[Data section]
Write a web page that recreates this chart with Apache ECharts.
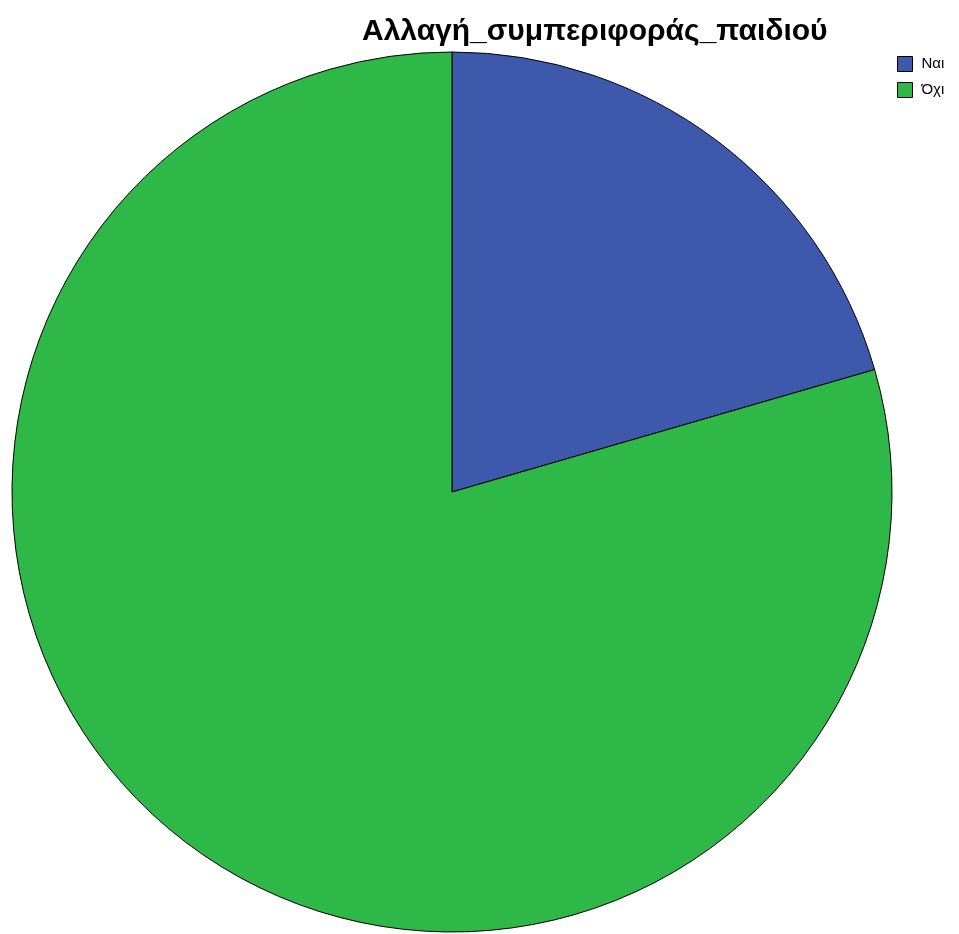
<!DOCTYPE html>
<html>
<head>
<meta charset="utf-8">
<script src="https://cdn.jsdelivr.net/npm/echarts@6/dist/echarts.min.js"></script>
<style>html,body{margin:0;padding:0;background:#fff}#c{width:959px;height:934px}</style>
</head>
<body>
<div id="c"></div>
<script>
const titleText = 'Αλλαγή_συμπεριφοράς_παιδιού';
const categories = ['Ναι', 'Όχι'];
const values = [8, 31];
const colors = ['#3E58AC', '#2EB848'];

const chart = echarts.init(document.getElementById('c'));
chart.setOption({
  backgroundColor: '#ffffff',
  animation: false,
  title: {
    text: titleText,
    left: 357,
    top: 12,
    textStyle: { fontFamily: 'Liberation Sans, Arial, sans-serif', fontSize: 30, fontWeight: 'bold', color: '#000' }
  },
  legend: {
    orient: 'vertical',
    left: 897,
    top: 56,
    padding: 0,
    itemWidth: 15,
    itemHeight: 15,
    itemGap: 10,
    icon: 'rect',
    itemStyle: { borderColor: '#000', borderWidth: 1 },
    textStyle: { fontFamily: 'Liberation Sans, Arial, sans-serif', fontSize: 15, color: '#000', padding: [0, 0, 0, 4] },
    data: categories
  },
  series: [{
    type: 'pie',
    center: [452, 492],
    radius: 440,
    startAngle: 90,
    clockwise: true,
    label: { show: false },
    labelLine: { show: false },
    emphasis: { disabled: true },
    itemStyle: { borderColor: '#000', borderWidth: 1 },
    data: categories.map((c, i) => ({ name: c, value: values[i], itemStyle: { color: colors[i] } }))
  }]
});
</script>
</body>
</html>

[Directions] All the material shown above is to be copied exactly, with no pictures carried over.

[Result of this exercise]
Write a web page that recreates this chart with Apache ECharts.
<!DOCTYPE html>
<html>
<head>
<meta charset="utf-8">
<script src="https://cdn.jsdelivr.net/npm/echarts@6/dist/echarts.min.js"></script>
<style>html,body{margin:0;padding:0;background:#fff}#c{width:959px;height:934px}</style>
</head>
<body>
<div id="c"></div>
<script>
const titleText = 'Αλλαγή_συμπεριφοράς_παιδιού';
const categories = ['Ναι', 'Όχι'];
const values = [8, 31];
const colors = ['#3E58AC', '#2EB848'];

const chart = echarts.init(document.getElementById('c'));
chart.setOption({
  backgroundColor: '#ffffff',
  animation: false,
  title: {
    text: titleText,
    left: 357,
    top: 12,
    textStyle: { fontFamily: 'Liberation Sans, Arial, sans-serif', fontSize: 30, fontWeight: 'bold', color: '#000' }
  },
  legend: {
    orient: 'vertical',
    left: 897,
    top: 56,
    padding: 0,
    itemWidth: 15,
    itemHeight: 15,
    itemGap: 10,
    icon: 'rect',
    itemStyle: { borderColor: '#000', borderWidth: 1 },
    textStyle: { fontFamily: 'Liberation Sans, Arial, sans-serif', fontSize: 15, color: '#000', padding: [0, 0, 0, 4] },
    data: categories
  },
  series: [{
    type: 'pie',
    center: [452, 492],
    radius: 440,
    startAngle: 90,
    clockwise: true,
    label: { show: false },
    labelLine: { show: false },
    emphasis: { disabled: true },
    itemStyle: { borderColor: '#000', borderWidth: 1 },
    data: categories.map((c, i) => ({ name: c, value: values[i], itemStyle: { color: colors[i] } }))
  }]
});
</script>
</body>
</html>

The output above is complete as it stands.